“Las opiniones publicadas en este espacio son de exclusiva responsabilidad de sus autores y no necesariamente representan la opinión de la Asociación de Cotopaxenses Residentes en Quito. Todas las opiniones han sido publicadas con la expresa autorización de sus autores.

Escribo este texto en esta ciudad de esquinas recortadas, de miradas que parecen esconder alguna nostalgia, de ruidos y voces penetrantes, de tango, bandoneón y cafetín.

Camino sola y leo los avisos rojos, blancos, grises de las inmobiliarias: Ginevra vende, Lepore vende, Baiguin vende… Estoy en el barrio Recoleta, en Buenos Aires. Son un poco más de las nueve de la noche y salgo del apartamento de mi hija Paz hacia mi cercano hotel. Es domingo y la gente ya ha estacionado sus carros junto a la vereda por la que yo camino. Dormirán bajo el amparo de la noche, no hay guardias, vigilantes o policias.  «No hay porteros ni vecinos» que los cuiden.

La noche esta fresca y yo camino, y camina el chico repartidor que ha dejado su bicicleta cerca y busca una dirección, y camina una familia de gente muy flaca, y camina un hombre muy gordo con su perro. Y camina una señora vieja que tal vez se olvidó de hacer la cena y hoy comprará empanadas en la esquina. Y camina la muchacha joven que también cenará empanadas. Y una moto friolenta duerme arropada de negro. Ahí sola, igual que los carros, solo bajo el amparo de la noche.

El puesto de flores de rejas azules quieto con su olor intenso, un bombero revisa su celular en la puerta de una,pequeña estación, tambien revisa el suyo la mujer que cruza con alguna compra que hizo en el Kiosko que abre veinticuatro horas.

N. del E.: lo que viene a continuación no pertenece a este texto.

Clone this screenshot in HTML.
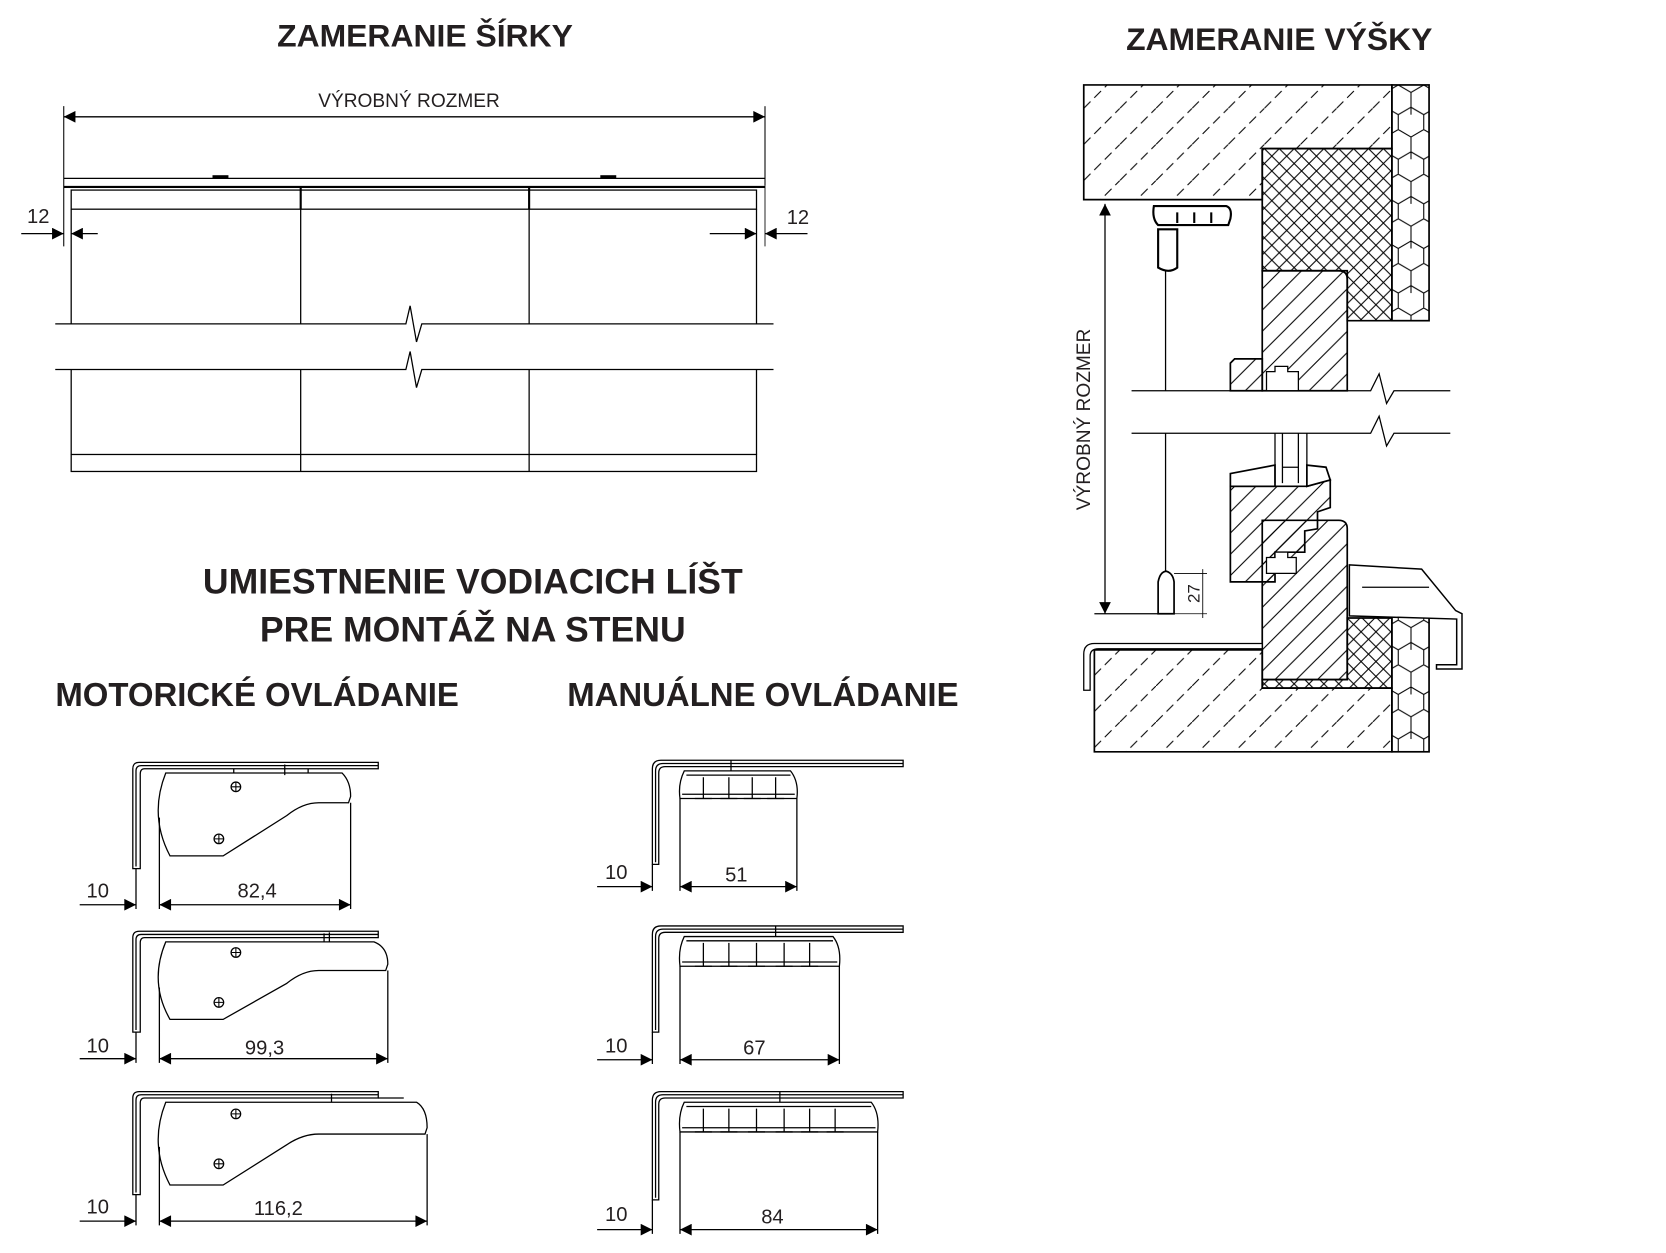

Y poco a poco el barrio se duerme sin aspavientos. Con una tranquilidad que oprime porque me recuerda que mañana llegaré al espanto de calles con motos que no duermen sino que rugen y dan miedo porque una nunca sabe, porque hay que tener cuidado, porque ya le pasó al vecino.

Llegaré a mi Quito temblorosa e insegura. Volveré al acecho del posible ladrón armado, del posible tipo que me mareará con escopolamina, de la posible mujer que me jalará la cartera porque no tiene para la cena, de los carros asustados incapaces de dormir solos. Volveré a todos los guardias y vigilantes y policías que tal vez cuidan, que tal vez duermen, que tal vez son complices.

Y volveré al chico repartidor que no soltará su moto y al señor gordo que, seguramente, no recogerá la caca de su perro, y no veré una familia de flacos porque no arriesgarán su pellejo caminando a las nueve de la noche.

Sin pensarlo tarareo un tango cuya letra recuerdo de pronto: «Silencio en la noche / Ya todo está en calma / El músculo duerme / La ambición descansa…».

En mi ciudad la ambición jamás descansa. Es igual que el quiosco donde la mujer hizo la compra en el barrio Recoleta: la ambición de los políticos y gobernantes y jueces y asambleístas abre veinticuatro horas.

No me quiero ir de esta ciudad de esquinas recortadas, de miradas que parecen esconder alguna nostalgia, de ruidos y voces penetrantes, de tango, bandoneón y cafetín. Quiero copiar los teléfonos de los avisos rojos, blancos, grises. Quiero llamar a Ginevra, a Lepore, a Beiguin y preguntarles en cuánto venden.

Pero mi avión no aguarda, mi ciudad de espanto me espera y allá voy. Porque allá trabajo, allá me espera Santi, allá vivo. Allá, ¿vivo?